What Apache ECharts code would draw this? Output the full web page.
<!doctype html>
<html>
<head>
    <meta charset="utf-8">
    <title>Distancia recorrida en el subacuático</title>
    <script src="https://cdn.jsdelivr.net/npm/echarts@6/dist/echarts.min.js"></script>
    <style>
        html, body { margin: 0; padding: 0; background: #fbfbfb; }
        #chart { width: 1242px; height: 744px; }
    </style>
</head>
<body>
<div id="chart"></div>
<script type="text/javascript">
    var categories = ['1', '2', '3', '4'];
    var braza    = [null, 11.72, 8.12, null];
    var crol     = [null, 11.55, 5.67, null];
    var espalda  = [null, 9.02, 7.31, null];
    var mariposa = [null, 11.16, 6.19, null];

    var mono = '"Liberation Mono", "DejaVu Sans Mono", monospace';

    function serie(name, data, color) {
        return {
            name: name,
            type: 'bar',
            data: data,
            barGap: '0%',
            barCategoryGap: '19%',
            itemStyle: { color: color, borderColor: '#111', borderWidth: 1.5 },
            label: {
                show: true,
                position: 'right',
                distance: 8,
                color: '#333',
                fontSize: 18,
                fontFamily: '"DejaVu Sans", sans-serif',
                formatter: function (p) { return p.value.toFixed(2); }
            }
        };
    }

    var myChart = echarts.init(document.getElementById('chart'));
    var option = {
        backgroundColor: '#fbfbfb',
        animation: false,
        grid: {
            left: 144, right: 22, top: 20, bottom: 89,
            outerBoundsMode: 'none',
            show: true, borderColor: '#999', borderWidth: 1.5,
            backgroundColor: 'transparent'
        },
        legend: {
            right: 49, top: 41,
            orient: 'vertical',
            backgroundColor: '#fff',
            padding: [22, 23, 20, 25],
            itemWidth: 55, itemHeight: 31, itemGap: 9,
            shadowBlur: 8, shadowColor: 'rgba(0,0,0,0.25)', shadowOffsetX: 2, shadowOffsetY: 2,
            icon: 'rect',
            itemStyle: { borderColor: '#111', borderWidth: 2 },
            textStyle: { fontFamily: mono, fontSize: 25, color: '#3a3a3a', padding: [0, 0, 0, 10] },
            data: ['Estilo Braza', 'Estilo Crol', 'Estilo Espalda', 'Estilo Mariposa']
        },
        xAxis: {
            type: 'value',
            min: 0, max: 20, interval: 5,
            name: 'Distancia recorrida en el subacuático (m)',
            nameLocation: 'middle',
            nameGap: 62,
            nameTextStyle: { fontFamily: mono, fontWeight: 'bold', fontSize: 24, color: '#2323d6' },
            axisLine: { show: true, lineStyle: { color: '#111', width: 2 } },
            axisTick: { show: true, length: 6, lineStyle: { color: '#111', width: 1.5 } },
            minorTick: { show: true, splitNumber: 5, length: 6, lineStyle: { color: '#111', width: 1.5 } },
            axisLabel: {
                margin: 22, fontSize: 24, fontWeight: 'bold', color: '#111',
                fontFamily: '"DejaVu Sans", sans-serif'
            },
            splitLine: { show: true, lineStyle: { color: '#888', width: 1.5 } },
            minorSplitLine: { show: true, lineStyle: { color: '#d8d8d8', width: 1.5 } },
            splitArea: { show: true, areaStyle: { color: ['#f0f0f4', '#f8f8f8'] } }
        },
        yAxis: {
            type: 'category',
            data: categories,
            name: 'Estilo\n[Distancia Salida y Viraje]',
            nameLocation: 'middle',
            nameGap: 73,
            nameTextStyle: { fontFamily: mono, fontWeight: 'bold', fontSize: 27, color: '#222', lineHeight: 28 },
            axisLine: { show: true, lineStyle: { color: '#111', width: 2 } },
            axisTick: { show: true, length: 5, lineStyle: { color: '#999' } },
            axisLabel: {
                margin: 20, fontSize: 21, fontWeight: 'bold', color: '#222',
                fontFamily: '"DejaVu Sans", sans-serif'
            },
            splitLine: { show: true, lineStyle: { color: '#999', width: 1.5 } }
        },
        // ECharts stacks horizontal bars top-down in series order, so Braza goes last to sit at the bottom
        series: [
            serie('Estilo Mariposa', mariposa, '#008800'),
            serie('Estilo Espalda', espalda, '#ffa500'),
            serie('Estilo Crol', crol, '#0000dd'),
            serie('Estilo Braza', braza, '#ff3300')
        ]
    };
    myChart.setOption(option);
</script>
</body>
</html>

● **YOUR GOAL**:
Extract all the material, leaving every line as it is.

● **WRITTEN ANSWER**:
What Apache ECharts code would draw this? Output the full web page.
<!doctype html>
<html>
<head>
    <meta charset="utf-8">
    <title>Distancia recorrida en el subacuático</title>
    <script src="https://cdn.jsdelivr.net/npm/echarts@6/dist/echarts.min.js"></script>
    <style>
        html, body { margin: 0; padding: 0; background: #fbfbfb; }
        #chart { width: 1242px; height: 744px; }
    </style>
</head>
<body>
<div id="chart"></div>
<script type="text/javascript">
    var categories = ['1', '2', '3', '4'];
    var braza    = [null, 11.72, 8.12, null];
    var crol     = [null, 11.55, 5.67, null];
    var espalda  = [null, 9.02, 7.31, null];
    var mariposa = [null, 11.16, 6.19, null];

    var mono = '"Liberation Mono", "DejaVu Sans Mono", monospace';

    function serie(name, data, color) {
        return {
            name: name,
            type: 'bar',
            data: data,
            barGap: '0%',
            barCategoryGap: '19%',
            itemStyle: { color: color, borderColor: '#111', borderWidth: 1.5 },
            label: {
                show: true,
                position: 'right',
                distance: 8,
                color: '#333',
                fontSize: 18,
                fontFamily: '"DejaVu Sans", sans-serif',
                formatter: function (p) { return p.value.toFixed(2); }
            }
        };
    }

    var myChart = echarts.init(document.getElementById('chart'));
    var option = {
        backgroundColor: '#fbfbfb',
        animation: false,
        grid: {
            left: 144, right: 22, top: 20, bottom: 89,
            outerBoundsMode: 'none',
            show: true, borderColor: '#999', borderWidth: 1.5,
            backgroundColor: 'transparent'
        },
        legend: {
            right: 49, top: 41,
            orient: 'vertical',
            backgroundColor: '#fff',
            padding: [22, 23, 20, 25],
            itemWidth: 55, itemHeight: 31, itemGap: 9,
            shadowBlur: 8, shadowColor: 'rgba(0,0,0,0.25)', shadowOffsetX: 2, shadowOffsetY: 2,
            icon: 'rect',
            itemStyle: { borderColor: '#111', borderWidth: 2 },
            textStyle: { fontFamily: mono, fontSize: 25, color: '#3a3a3a', padding: [0, 0, 0, 10] },
            data: ['Estilo Braza', 'Estilo Crol', 'Estilo Espalda', 'Estilo Mariposa']
        },
        xAxis: {
            type: 'value',
            min: 0, max: 20, interval: 5,
            name: 'Distancia recorrida en el subacuático (m)',
            nameLocation: 'middle',
            nameGap: 62,
            nameTextStyle: { fontFamily: mono, fontWeight: 'bold', fontSize: 24, color: '#2323d6' },
            axisLine: { show: true, lineStyle: { color: '#111', width: 2 } },
            axisTick: { show: true, length: 6, lineStyle: { color: '#111', width: 1.5 } },
            minorTick: { show: true, splitNumber: 5, length: 6, lineStyle: { color: '#111', width: 1.5 } },
            axisLabel: {
                margin: 22, fontSize: 24, fontWeight: 'bold', color: '#111',
                fontFamily: '"DejaVu Sans", sans-serif'
            },
            splitLine: { show: true, lineStyle: { color: '#888', width: 1.5 } },
            minorSplitLine: { show: true, lineStyle: { color: '#d8d8d8', width: 1.5 } },
            splitArea: { show: true, areaStyle: { color: ['#f0f0f4', '#f8f8f8'] } }
        },
        yAxis: {
            type: 'category',
            data: categories,
            name: 'Estilo\n[Distancia Salida y Viraje]',
            nameLocation: 'middle',
            nameGap: 73,
            nameTextStyle: { fontFamily: mono, fontWeight: 'bold', fontSize: 27, color: '#222', lineHeight: 28 },
            axisLine: { show: true, lineStyle: { color: '#111', width: 2 } },
            axisTick: { show: true, length: 5, lineStyle: { color: '#999' } },
            axisLabel: {
                margin: 20, fontSize: 21, fontWeight: 'bold', color: '#222',
                fontFamily: '"DejaVu Sans", sans-serif'
            },
            splitLine: { show: true, lineStyle: { color: '#999', width: 1.5 } }
        },
        // ECharts stacks horizontal bars top-down in series order, so Braza goes last to sit at the bottom
        series: [
            serie('Estilo Mariposa', mariposa, '#008800'),
            serie('Estilo Espalda', espalda, '#ffa500'),
            serie('Estilo Crol', crol, '#0000dd'),
            serie('Estilo Braza', braza, '#ff3300')
        ]
    };
    myChart.setOption(option);
</script>
</body>
</html>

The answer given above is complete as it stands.